Aber nicht nur Rollenspiele, Shooter oder Action-Adventures sind von diesem Trend betroffen, auch früher klassische Einzelspielertitel wie Need for Speed folgen dem Muster. Der aktuelle ziffernlose Teil nutzt ebenso zentrale Onlinekomponenten und verbindet den Spieler, unabhängig ob er will oder nicht, mit anderen Rennfahrern in der offenen Spielwelt. Startet man ein Einzelspielerrennen merkt man davon zwar nichts und liefert sich klassisch ein Duell gegen computergesteuerte Kontrahenten, aber man merkt es indirekt durch die ebenfalls fehlende Pausenfunktion. Wo man früher bei vollem Tempo mittels Taste am Controller kurz pausierte, die Strecke verinnerlichte und genau an derselben Stelle fortsetzte, fährt man nun bei vollem Tempo gegen die Wand, den Gegenverkehr oder ins nirgendwo.
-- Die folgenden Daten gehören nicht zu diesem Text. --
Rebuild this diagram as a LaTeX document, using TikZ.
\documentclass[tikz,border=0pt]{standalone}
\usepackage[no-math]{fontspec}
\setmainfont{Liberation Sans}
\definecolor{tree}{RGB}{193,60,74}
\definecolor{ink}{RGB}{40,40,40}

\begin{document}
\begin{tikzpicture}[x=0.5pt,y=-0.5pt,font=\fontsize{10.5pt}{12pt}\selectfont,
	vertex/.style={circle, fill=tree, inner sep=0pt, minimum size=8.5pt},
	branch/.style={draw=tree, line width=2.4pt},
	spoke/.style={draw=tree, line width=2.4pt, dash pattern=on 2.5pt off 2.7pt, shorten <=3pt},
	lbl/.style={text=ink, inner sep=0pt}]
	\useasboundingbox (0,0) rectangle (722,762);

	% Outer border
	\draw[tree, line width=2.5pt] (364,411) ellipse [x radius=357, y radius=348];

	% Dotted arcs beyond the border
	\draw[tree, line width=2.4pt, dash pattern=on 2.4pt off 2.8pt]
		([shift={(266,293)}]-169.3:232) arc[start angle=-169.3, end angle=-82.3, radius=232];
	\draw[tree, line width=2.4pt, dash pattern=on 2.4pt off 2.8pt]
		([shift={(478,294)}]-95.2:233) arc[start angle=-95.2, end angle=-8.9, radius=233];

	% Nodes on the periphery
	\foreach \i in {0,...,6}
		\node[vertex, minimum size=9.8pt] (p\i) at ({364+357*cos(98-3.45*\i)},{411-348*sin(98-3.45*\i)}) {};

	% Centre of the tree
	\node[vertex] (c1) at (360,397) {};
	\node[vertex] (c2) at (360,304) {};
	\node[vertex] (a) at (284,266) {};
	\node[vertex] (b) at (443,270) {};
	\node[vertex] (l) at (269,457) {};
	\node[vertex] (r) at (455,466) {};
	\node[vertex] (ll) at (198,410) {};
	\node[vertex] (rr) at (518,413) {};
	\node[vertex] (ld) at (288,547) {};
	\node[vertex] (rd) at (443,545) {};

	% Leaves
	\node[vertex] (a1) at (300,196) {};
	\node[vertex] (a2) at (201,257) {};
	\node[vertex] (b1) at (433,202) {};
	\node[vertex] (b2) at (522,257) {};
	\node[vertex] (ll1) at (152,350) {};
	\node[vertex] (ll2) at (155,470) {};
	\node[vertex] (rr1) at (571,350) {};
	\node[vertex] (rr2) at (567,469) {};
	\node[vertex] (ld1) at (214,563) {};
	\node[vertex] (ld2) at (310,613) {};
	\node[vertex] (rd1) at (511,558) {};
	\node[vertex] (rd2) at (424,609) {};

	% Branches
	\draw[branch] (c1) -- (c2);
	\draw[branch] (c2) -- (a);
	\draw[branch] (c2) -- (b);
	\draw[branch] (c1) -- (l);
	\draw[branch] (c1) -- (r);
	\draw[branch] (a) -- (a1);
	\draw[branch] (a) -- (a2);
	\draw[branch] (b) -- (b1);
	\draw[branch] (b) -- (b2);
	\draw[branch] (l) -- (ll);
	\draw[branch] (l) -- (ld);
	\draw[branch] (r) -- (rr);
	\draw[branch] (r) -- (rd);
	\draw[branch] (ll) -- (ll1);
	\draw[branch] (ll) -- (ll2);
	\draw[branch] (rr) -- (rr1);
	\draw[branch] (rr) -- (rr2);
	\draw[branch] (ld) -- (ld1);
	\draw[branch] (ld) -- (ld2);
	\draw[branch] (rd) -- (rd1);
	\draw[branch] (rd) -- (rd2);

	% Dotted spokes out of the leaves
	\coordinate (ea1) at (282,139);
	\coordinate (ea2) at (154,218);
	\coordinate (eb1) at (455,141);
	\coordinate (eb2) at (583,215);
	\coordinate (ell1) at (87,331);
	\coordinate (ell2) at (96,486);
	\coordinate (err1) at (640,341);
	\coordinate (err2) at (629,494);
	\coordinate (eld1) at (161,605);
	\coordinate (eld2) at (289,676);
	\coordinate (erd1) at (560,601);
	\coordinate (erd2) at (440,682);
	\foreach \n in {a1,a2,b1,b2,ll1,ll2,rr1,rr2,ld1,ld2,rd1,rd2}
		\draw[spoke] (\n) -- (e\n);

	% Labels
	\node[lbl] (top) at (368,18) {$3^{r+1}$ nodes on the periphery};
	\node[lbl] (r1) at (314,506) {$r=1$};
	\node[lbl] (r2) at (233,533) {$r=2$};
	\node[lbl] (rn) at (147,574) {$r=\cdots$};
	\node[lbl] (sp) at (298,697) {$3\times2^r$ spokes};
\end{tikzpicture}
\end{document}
Nur warum ist dies ein Problem? Weil (m)ein Leben neben dem Videospiel weitergeht und ich erwarte, dass sich das Videospiel eher den Spielgewohnheiten anpasst und nicht umgekehrt. Ich spiele liebend gerne Einzelspielerfahrungen und egal ob ich alleine in Destiny Unmengen an Gegner eliminieren oder in Need For Speed diverse Straßenrennen absolvieren möchte, ich möchte Start drücken und das Videospiel pausieren können. Sei es, dass jemand nach Hause kommt, das Smartphone läutet oder der Gang zum stillen Örtchen ansteht, die Möglichkeit zu Pausieren ist auch 2015 noch relevant. Die Hyperkonnektivität mag viele neue Funktionen ermöglichen, solange jedoch keine dieser Funktionen mir als Einzelspieler einen tatsächlichen Mehrwert bietet, rechtfertigt keine dieser Funktionen das Weglassen der Pausenfunktion. Egal wie immersiv die Spielwelt auf fernen Planeten oder dynamisch der Straßenverkehr in einem Rennspiel auch sein mag, wenn ich alleine spiele, dann muss beim Drücken der Menü-Taste die virtuelle Welt für die echte Welt zumindest kurz pausieren.